According to veteran banker John Consiglio once Malta adopts the Euro the reason behind keeping foreign reserves to back the domestic currency will cease to exist.
“The Central Bank of Malta currently holds reserves because it needs to defend the Lira in foreign exchange markets. Similarly, it is the European Central Bank’s job to maintain adequate reserves to protect and sustain the Euro on the international market. Once Malta adopts the Euro, a large part of the reserves held by the Central Bank would have to be transferred to the European Central Bank,” Consiglio told The Malta Financial and Business Times.
Although the Central Bank might be required to keep some reserves, the statute of the ECB clearly states that the national central banks forming part of the European System of Central Banks would have to transfer their reserves according to a mathematical formula to the ECB.
In the past there have been lone voices suggesting that once Malta adopts the Euro the Central Bank’s reserves would fall into Government’s hands to be used as it deems fit. “That is absolutely rubbish,” Consiglio said when asked whether any of the CBM’s reserves will be liberated for use by Government.
Until now discussion on the Euro has been limited to whether Malta should join the single currency Exchange Rate Mechanism (ERM II) by year’s end to be able to adopt the Euro by 2008.
ERM II is a compulsory two year period preceding a country’s adoption of the Euro during which the member state’s currency will be totally pegged to the Euro.
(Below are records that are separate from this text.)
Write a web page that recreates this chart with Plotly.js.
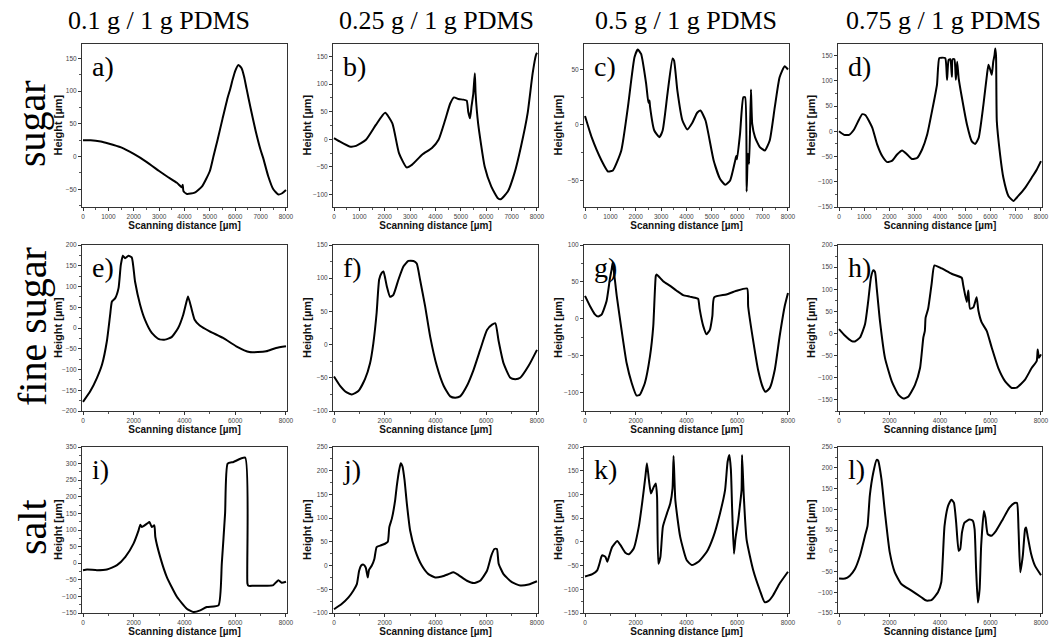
<!DOCTYPE html>
<html><head><meta charset="utf-8">
<script src="https://cdn.plot.ly/plotly-3.0.1.min.js"></script>
<style>html,body{margin:0;padding:0;background:#fff}#chart{width:1058px;height:640px}</style>
</head><body><div id="chart"></div>
<script>
// ---- data (scanning distance in µm, height in µm) ----
const aX=[0,300,700,1000,1500,2000,2500,3000,3300,3700,3900,3930,3960,4100,4400,4700,5000,5140,5300,5500,5700,5800,5900,6000,6125,6250,6350,6450,6600,6800,7000,7100,7300,7500,7700,7850,8000];
const aY=[25,25,23,20,14,4,-8,-22,-30,-40,-47,-43,-53,-57,-55,-45,-22,0,25,58,90,103,118,131,140,135,122,103,75,40,10,-2,-30,-50,-58,-56,-51];
const bX=[0,220,610,870,1260,1650,2015,2300,2560,2860,3080,3470,3860,4120,4380,4580,4730,4900,5100,5230,5290,5360,5420,5490,5550,5580,5680,5940,6200,6460,6570,6850,7110,7370,7630,7830,7960,8000];
const bY=[2,-4,-13,-12,-1,26,48,29,-25,-51,-46,-28,-16,-1,35,65,76,73,72,70,50,38,60,83,120,83,29,-50,-86,-107,-109,-95,-62,-13,47,120,153,157];
const cX=[0,260,650,910,1100,1430,1690,1950,2080,2210,2410,2500,2540,2560,2730,2930,3060,3250,3450,3510,3640,3840,4030,4230,4420,4550,4750,5070,5330,5530,5720,5920,5960,5990,6110,6240,6310,6370,6420,6470,6540,6590,6700,6890,7090,7280,7480,7670,7870,8000];
const cY=[8,-11,-32,-42,-41,-23,16,61,68,64,37,20,22,17,-5,-11,-5,28,60,58,31,4,-4,2,11,13,4,-32,-49,-54,-50,-32,-28,-31,-8,25,25,-60,-26,-35,32,1,-11,-20,-23,-14,16,43,53,50];
const dX=[0,200,400,590,790,920,1050,1320,1510,1710,1910,2110,2300,2500,2700,2890,3090,3290,3490,3680,3880,3970,4080,4210,4280,4340,4410,4470,4500,4570,4630,4680,4740,4870,5070,5260,5390,5530,5720,5860,5920,5990,6050,6110,6160,6190,6220,6250,6380,6510,6710,6910,7100,7370,7630,7830,8000];
const dY=[0,-7,-7,3,23,34,32,7,-26,-49,-61,-58,-46,-38,-46,-55,-53,-36,-7,39,92,145,146,145,102,141,143,108,143,143,102,138,105,66,13,-20,-25,-13,53,112,132,122,112,138,151,164,148,20,-46,-92,-128,-138,-128,-112,-92,-76,-59];
const eX=[0,290,550,750,940,1070,1140,1270,1400,1490,1570,1660,1790,1920,2050,2250,2440,2710,2970,3230,3490,3750,3950,4080,4140,4270,4400,4600,4990,5520,6040,6560,6890,7220,7610,8000];
const eY=[-178,-152,-120,-88,-32,32,64,72,96,152,174,168,174,170,112,56,20,-12,-26,-28,-22,0,32,64,76,48,20,6,-8,-24,-44,-58,-58,-56,-48,-44];
const fX=[0,240,500,700,960,1220,1420,1550,1680,1780,1880,1950,2080,2210,2340,2540,2740,2930,3130,3260,3390,3590,3790,4050,4320,4580,4780,4970,5240,5500,5760,6030,6230,6360,6490,6680,6950,7140,7340,7670,8000];
const fY=[-48,-62,-72,-75,-70,-52,-28,2,48,98,108,110,88,72,75,98,118,126,126,122,98,58,12,-32,-62,-78,-80,-78,-62,-38,-8,22,30,32,5,-28,-50,-52,-50,-32,-8];
const gX=[0,200,390,520,660,850,980,1050,1090,1250,1440,1640,1840,2030,2160,2360,2560,2690,2790,2820,3080,3340,3610,3870,4130,4390,4460,4520,4660,4790,4920,5020,5090,5570,5970,6390,6430,6620,6820,7020,7110,7280,7480,7670,7870,8000];
const gY=[31,17,6,3,6,24,54,67,76,31,-15,-60,-87,-104,-103,-87,-51,-10,58,60,51,45,38,32,30,28,27,13,-10,-21,-15,4,29,33,38,41,17,-28,-69,-94,-99,-94,-69,-24,17,35];
const hX=[0,240,500,630,830,1030,1160,1270,1360,1425,1490,1620,1820,2090,2350,2550,2750,3010,3210,3340,3400,3430,3530,3670,3780,4070,4460,4860,4920,5060,5120,5190,5320,5450,5520,5650,5850,6050,6310,6580,6840,7040,7370,7630,7830,7870,7920,8000];
const hY=[10,-5,-17,-18,-9,21,75,128,143,139,105,29,-55,-108,-138,-147,-142,-116,-78,-9,6,36,56,113,154,147,135,126,109,71,97,56,59,82,52,25,6,-32,-78,-108,-123,-122,-104,-78,-62,-36,-55,-47];
const iX=[0,160,550,940,1340,1670,1990,2190,2260,2320,2520,2620,2710,2810,2850,3040,3300,3700,4090,4350,4620,4880,5340,5470,5600,5700,5930,6390,6480,6520,6720,7240,7500,7700,7830,8000];
const iY=[-21,-19,-21,-19,-6,19,59,99,116,109,119,124,109,114,79,19,-41,-101,-137,-147,-142,-132,-127,-1,150,300,305,318,-61,-68,-68,-68,-66,-51,-59,-56];
const jX=[0,300,570,760,900,990,1070,1160,1250,1330,1380,1490,1590,1680,1820,2010,2120,2180,2280,2410,2470,2570,2630,2700,2780,2870,3000,3200,3460,3720,3990,4250,4510,4710,4910,5240,5500,5760,6030,6200,6320,6420,6490,6680,7010,7340,7670,8000];
const jY=[-92,-81,-67,-53,-39,-11,0,2,-4,-25,-9,0,14,39,42,46,50,81,99,138,166,202,216,209,180,131,74,32,0,-18,-25,-23,-18,-14,-20,-32,-37,-32,-11,21,35,35,4,-18,-35,-42,-40,-33];
const kX=[0,290,480,590,640,680,810,880,940,1070,1270,1400,1590,1730,1920,2120,2250,2380,2440,2520,2600,2710,2790,2840,2890,2970,3070,3230,3360,3450,3490,3560,3750,4010,4210,4470,4800,5060,5320,5520,5620,5690,5750,5800,5870,5930,6040,6100,6170,6190,6260,6370,6630,6890,7080,7220,7410,7670,8000];
const kY=[-73,-68,-60,-42,-32,-28,-32,-42,-32,-11,2,-7,-23,-26,-14,32,81,138,166,130,102,116,123,95,-46,-32,32,60,81,113,181,88,11,-39,-49,-42,-21,11,60,109,169,183,152,67,-25,7,46,74,109,183,95,4,-60,-102,-127,-125,-113,-88,-63];
const lX=[0,240,430,630,830,1030,1130,1220,1360,1490,1550,1680,1820,2010,2210,2470,2870,3260,3460,3660,3920,4050,4180,4320,4450,4550,4640,4740,4800,4870,4970,5170,5300,5370,5430,5500,5570,5630,5740,5800,5890,6030,6220,6490,6750,6950,7050,7110,7180,7280,7370,7410,7470,7610,7760,8000];
const lY=[-67,-67,-60,-44,-12,36,60,133,189,219,217,173,92,-4,-52,-80,-96,-112,-120,-119,-100,-76,60,108,123,116,68,0,4,44,68,75,72,52,-44,-125,-92,12,96,80,40,36,48,76,104,115,115,52,-52,-12,52,56,36,-8,-36,-59];

const panelLetters=['a)','b)','c)','d)','e)','f)','g)','h)','i)','j)','k)','l)'];
const columnTitles=['0.1 g / 1 g PDMS','0.25 g / 1 g PDMS','0.5 g / 1 g PDMS','0.75 g / 1 g PDMS'];
const rowLabels=['sugar','fine sugar','salt'];
const xAxisTitle='Scanning distance [µm]';
const yAxisTitle='Height [µm]';
const yRanges=[[-77,172],[-123,173],[-74,73],[-150,173],[-200,200],[-100,150],[-125,100],[-175,200],[-150,350],[-100,250],[-150,200],[-150,250]];

const series=[[aX,aY],[bX,bY],[cX,cY],[dX,dY],[eX,eY],[fX,fY],[gX,gY],[hX,hY],[iX,iY],[jX,jY],[kX,kY],[lX,lY]];

// ---- layout geometry (pixels) ----
const W=1058,H=640;
const colBox=[[82,287],[333,538],[584,789],[838,1042]];
const rowBox=[[44,207],[245,411],[447,613]];
const colTitleX=[159,436,686,943];
const rowLabelY=[124,327,527];
const yTitleOffset=[24,26,26,27];

const serif='"Liberation Serif","Times New Roman",serif';
const sans='"Liberation Sans",Arial,sans-serif';

const data=[];
const layout={width:W,height:H,margin:{l:0,r:0,t:0,b:0},paper_bgcolor:'#fff',plot_bgcolor:'#fff',showlegend:false,annotations:[]};

series.forEach((s,i)=>{
  const r=Math.floor(i/4), c=i%4, n=i+1, sfx=(n===1?'':String(n));
  data.push({x:s[0],y:s[1],type:'scatter',mode:'lines',xaxis:'x'+sfx,yaxis:'y'+sfx,
    line:{color:'#000',width:2,shape:'spline',smoothing:0.5},hoverinfo:'skip'});
  const dx=r===0?1000:2000;
  layout['xaxis'+sfx]={domain:[colBox[c][0]/W,colBox[c][1]/W],range:[-40,8040],anchor:'y'+sfx,
    tickmode:'linear',tick0:0,dtick:dx,showline:true,mirror:true,linecolor:'#333',linewidth:1,
    ticks:'outside',ticklen:3,tickwidth:1,tickcolor:'#333',showgrid:false,zeroline:false,
    minor:{ticks:'outside',ticklen:2,dtick:dx/2,tickcolor:'#555'},
    tickfont:{family:sans,size:6.5,color:'#444'},
    title:{text:'<b>'+xAxisTitle+'</b>',font:{family:sans,size:10,color:'#111'},standoff:3}};
  layout['yaxis'+sfx]={domain:[1-rowBox[r][1]/H,1-rowBox[r][0]/H],range:yRanges[i],anchor:'x'+sfx,
    tickmode:'linear',tick0:0,dtick:50,showline:true,mirror:true,linecolor:'#333',linewidth:1,
    ticks:'outside',ticklen:3,tickwidth:1,tickcolor:'#333',showgrid:false,zeroline:false,
    minor:{ticks:'outside',ticklen:2,dtick:25,tickcolor:'#555'},
    tickfont:{family:sans,size:6.5,color:'#444'}};
  // y-axis title placed explicitly beside the tick labels
  layout.annotations.push({text:'<b>'+yAxisTitle+'</b>',xref:'paper',yref:'paper',
    x:(colBox[c][0]-yTitleOffset[c])/W,y:1-((rowBox[r][0]+rowBox[r][1])/2)/H,xanchor:'center',yanchor:'middle',
    textangle:-90,showarrow:false,font:{family:sans,size:11,color:'#111'}});
  layout.annotations.push({text:panelLetters[i],xref:'paper',yref:'paper',
    x:(colBox[c][0]+8)/W,y:1-(rowBox[r][0]+22)/H,xanchor:'left',yanchor:'middle',showarrow:false,
    font:{family:serif,size:28,color:'#000'}});
});
columnTitles.forEach((t,c)=>{
  layout.annotations.push({text:t,xref:'paper',yref:'paper',x:colTitleX[c]/W,y:1-20/H,xanchor:'center',yanchor:'middle',
    showarrow:false,font:{family:serif,size:26,color:'#000'}});
});
rowLabels.forEach((t,r)=>{
  layout.annotations.push({text:t,xref:'paper',yref:'paper',x:32/W,y:1-rowLabelY[r]/H,xanchor:'center',yanchor:'middle',
    textangle:-90,showarrow:false,font:{family:serif,size:40,color:'#000'}});
});

Plotly.newPlot('chart',data,layout,{staticPlot:true,displayModeBar:false});
</script></body></html>
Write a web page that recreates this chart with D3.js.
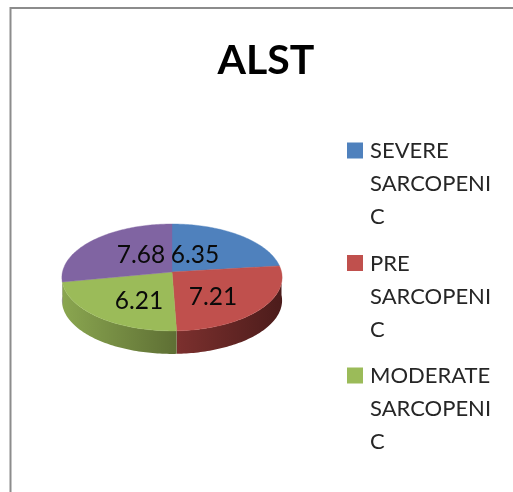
<!DOCTYPE html>
<html>
<head>
<meta charset="utf-8">
<script src="https://cdn.jsdelivr.net/npm/d3@7"></script>
<style>
html,body{margin:0;padding:0;background:#fff;overflow:hidden}
svg{display:block;filter:blur(0.35px)}
text{font-family:Lato,"Open Sans",sans-serif}
</style>
</head>
<body>
<svg id="c" width="513" height="492"></svg>
<script>
const chartTitle = "ALST";
const values = [6.35, 7.21, 6.21, 7.68];
const legendLines = [
  ["SEVERE", "SARCOPENI", "C"],
  ["PRE", "SARCOPENI", "C"],
  ["MODERATE", "SARCOPENI", "C"]
];

const colors = ["#4f81bd", "#c0504d", "#9bbb59", "#8064a2"];
const rimFrom = ["#3d648f", "#7c302e", "#8aa650", "#5f4a78"];
const rimTo = ["#3d648f", "#4c1c1b", "#5e6f34", "#5f4a78"];

const svg = d3.select("#c");
const W = 513, H = 492;
svg.append("path")
  .attr("d", d3.line()([[10.5, H], [10.5, 8], [W, 8]]))
  .attr("fill", "none").attr("stroke", "#8c8c8c").attr("stroke-width", 2);

svg.append("text").text(chartTitle)
  .attr("x", 266).attr("y", 74).attr("text-anchor", "middle")
  .attr("font-size", 41).attr("font-weight", 700).attr("fill", "#000");

// pie geometry: a disc seen in perspective, with a visible side
const cx = 172, cy = 272, R = 109.5, ry = 52.9, k = 0.102, depth = 23;
function project(a, drop) {
  const v = -Math.cos(a), s = 1 / (1 - k * v);
  return [cx + R * Math.sin(a) * s, cy + ry * v * s + (drop || 0)];
}
function arcPts(a0, a1, drop) {
  const n = Math.max(2, Math.ceil(Math.abs(a1 - a0) / 0.02));
  return d3.range(n + 1).map(i => project(a0 + (a1 - a0) * i / n, drop));
}
const arcs = d3.pie().sort(null)(values);
const line = d3.line();
const defs = svg.append("defs");

// side wall, only on the front half of the disc
const rimStart = Math.PI / 2, rimEnd = Math.PI * 1.5;
arcs.forEach((d, i) => {
  const a0 = Math.max(d.startAngle, rimStart), a1 = Math.min(d.endAngle, rimEnd);
  if (a1 <= a0) return;
  const top = arcPts(a0, a1, 0), bottom = arcPts(a1, a0, depth);
  const xs = top.map(p => p[0]);
  const g = defs.append("linearGradient").attr("id", "rim" + i)
    .attr("gradientUnits", "userSpaceOnUse")
    .attr("x1", d3.min(xs)).attr("x2", d3.max(xs)).attr("y1", 0).attr("y2", 0);
  g.append("stop").attr("offset", 0).attr("stop-color", rimFrom[i]);
  g.append("stop").attr("offset", 1).attr("stop-color", rimTo[i]);
  svg.append("path").attr("d", line(top.concat(bottom)) + "Z")
    .attr("fill", `url(#rim${i})`);
});

// top face
arcs.forEach((d, i) => {
  const pts = [[cx, cy]].concat(arcPts(d.startAngle, d.endAngle, 0));
  svg.append("path").attr("d", line(pts) + "Z")
    .attr("fill", colors[i]).attr("stroke", colors[i]).attr("stroke-width", 0.4);
});

// data labels, offset from the pie centre
const labelOffset = [[23, -18], [41, 24], [-33, 28], [-31, -18]];
values.forEach((v, i) => {
  svg.append("text").text(v.toFixed(2))
    .attr("x", cx + labelOffset[i][0]).attr("y", cy + labelOffset[i][1] + 9)
    .attr("text-anchor", "middle").attr("font-size", 24.5).attr("fill", "#0a0a0a");
});

// legend
const legendTop = 150, legendStep = 112.5, lineStep = 33;
legendLines.forEach((lines, i) => {
  const y = legendTop + i * legendStep;
  svg.append("rect").attr("x", 347).attr("y", y - 7.5)
    .attr("width", 16).attr("height", 16).attr("fill", colors[i]);
  lines.forEach((t, j) => {
    svg.append("text").text(t).attr("x", 370).attr("y", y + 8 + j * lineStep)
      .attr("font-size", 22).attr("fill", "#262626");
  });
});
</script>
</body>
</html>
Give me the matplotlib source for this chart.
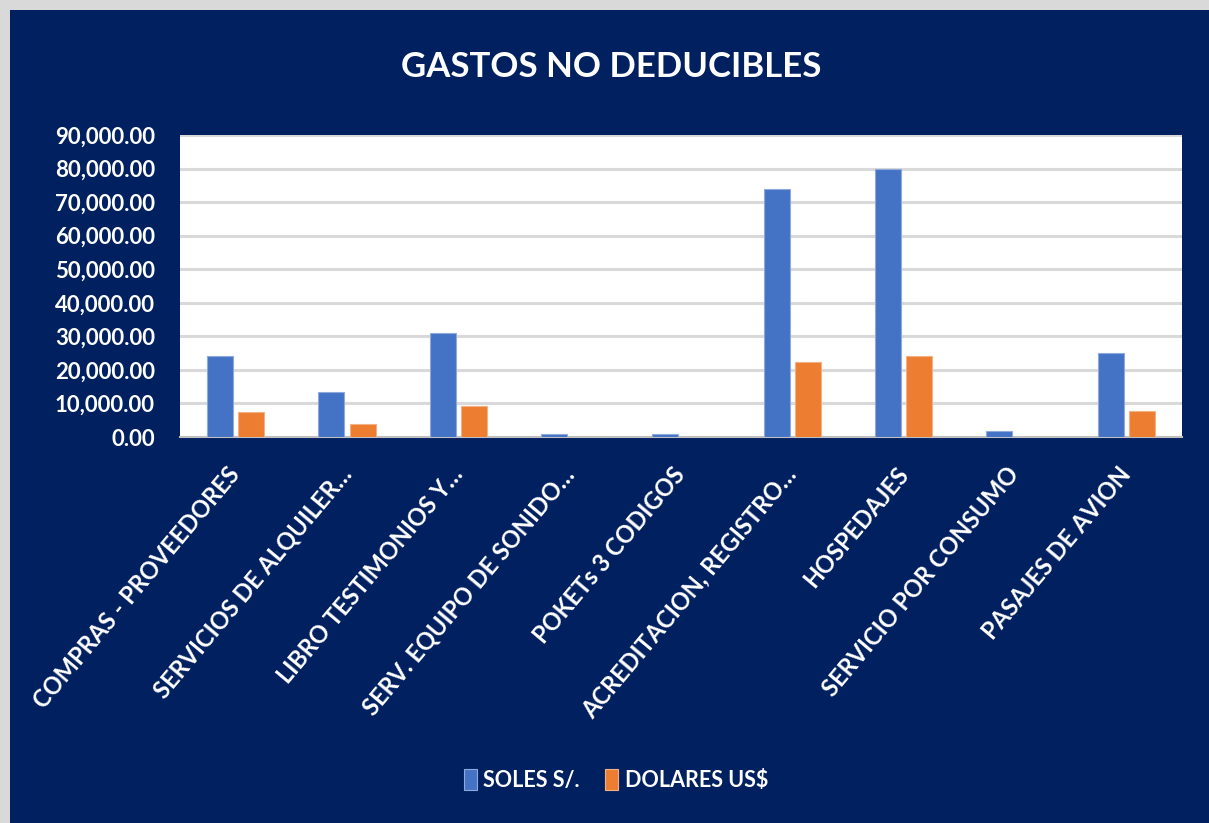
import matplotlib
matplotlib.use("Agg")
import matplotlib.pyplot as plt
import numpy as np
from matplotlib.patches import Rectangle
from matplotlib.ticker import FuncFormatter

categories = ["COMPRAS - PROVEEDORES", "SERVICIOS DE ALQUILER…", "LIBRO TESTIMONIOS Y…",
              "SERV. EQUIPO DE SONIDO…", "POKETs 3 CODIGOS", "ACREDITACION, REGISTRO…",
              "HOSPEDAJES", "SERVICIO POR CONSUMO", "PASAJES DE AVION"]
soles = [24000, 13300, 30900, 900, 800, 74000, 80000, 1900, 25000]
dolares = [7400, 3800, 9200, 0, 0, 22500, 24000, 0, 7800]
series_names = ["SOLES S/.", "DOLARES US$"]
title = "GASTOS NO DEDUCIBLES"

NAVY = "#002060"
BLUE = "#4472C4"
ORANGE = "#ED7D31"
FONT = ["Lato", "DejaVu Sans"]
plt.rcParams['font.family'] = FONT

fig = plt.figure(figsize=(12.09, 8.23), dpi=100)
fig.patch.set_facecolor("#d9d9d9")
fig.add_artist(Rectangle((10/1209, 0), 1 - 10/1209, 1 - 10/823, transform=fig.transFigure,
                         facecolor=NAVY, edgecolor="none", zorder=0))

ax = fig.add_axes([180/1209, 1 - 437/823, (1182 - 180)/1209, (437 - 135)/823])
ax.set_facecolor("white")
x = np.arange(len(categories))
w = 0.235
gap = 0.045
ax.bar(x - (w + gap)/2, soles, w, color=BLUE, edgecolor="#8fa9dc", linewidth=0.8, label=series_names[0], zorder=3)
ax.bar(x + (w + gap)/2, dolares, w, color=ORANGE, edgecolor="#f4b183", linewidth=0.8, label=series_names[1], zorder=3)

ax.set_xlim(-0.5, len(categories) - 0.5)
ax.set_ylim(0, 90000)
ax.set_yticks(np.arange(0, 90001, 10000))
ax.yaxis.set_major_formatter(FuncFormatter(lambda v, p: f"{v:,.2f}"))
ax.grid(axis="y", color="#d9d9d9", linewidth=2.2, zorder=0)
ax.set_axisbelow(True)
for s in ["top", "right", "left"]:
    ax.spines[s].set_visible(False)
ax.spines["bottom"].set_color("#bfbfbf")
ax.spines["bottom"].set_linewidth(1.5)
ax.tick_params(axis="y", length=0, pad=18, labelsize=16, labelcolor="white")
ax.tick_params(axis="x", length=0, pad=24)
for lab in ax.get_yticklabels():
    lab.set_fontweight("bold")
ax.set_xticks(x)
ax.set_xticklabels(categories, rotation=50, ha="right", va="center", rotation_mode="anchor",
                   fontsize=17, fontweight="bold", color="white")

fig.text(611/1209, 1 - 67/823, title, ha="center", va="center", color="white",
         fontsize=25, fontweight="bold")

leg = fig.legend(loc="center", bbox_to_anchor=(616/1209, 1 - 780/823), ncol=2, frameon=False,
                 prop={"weight": "bold", "size": 15.5}, handlelength=0.6, handleheight=1.1,
                 handletextpad=0.3, columnspacing=1.2)
for t in leg.get_texts():
    t.set_color("white")

fig.savefig("out.png", dpi=100, facecolor=fig.get_facecolor())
Determining the right exchange rate with which the Lira is locked to the Euro is a crucial factor since it can have serious consequences on Malta’s economy.
Even if joining ERM II by year’s end does not necessary mean Malta will be ready to adopt the Euro in 2008, experts warn that unnecessarily prolonging ERM II membership can send worrying signals to potential investors and credit rating agencies.
However, adopting the Euro at the earliest possible date means Government would have to reach the stringent Maastricht criteria for deficit, debt and inflation levels before 2008, which could require harsh belt-tightening measures to make it in time.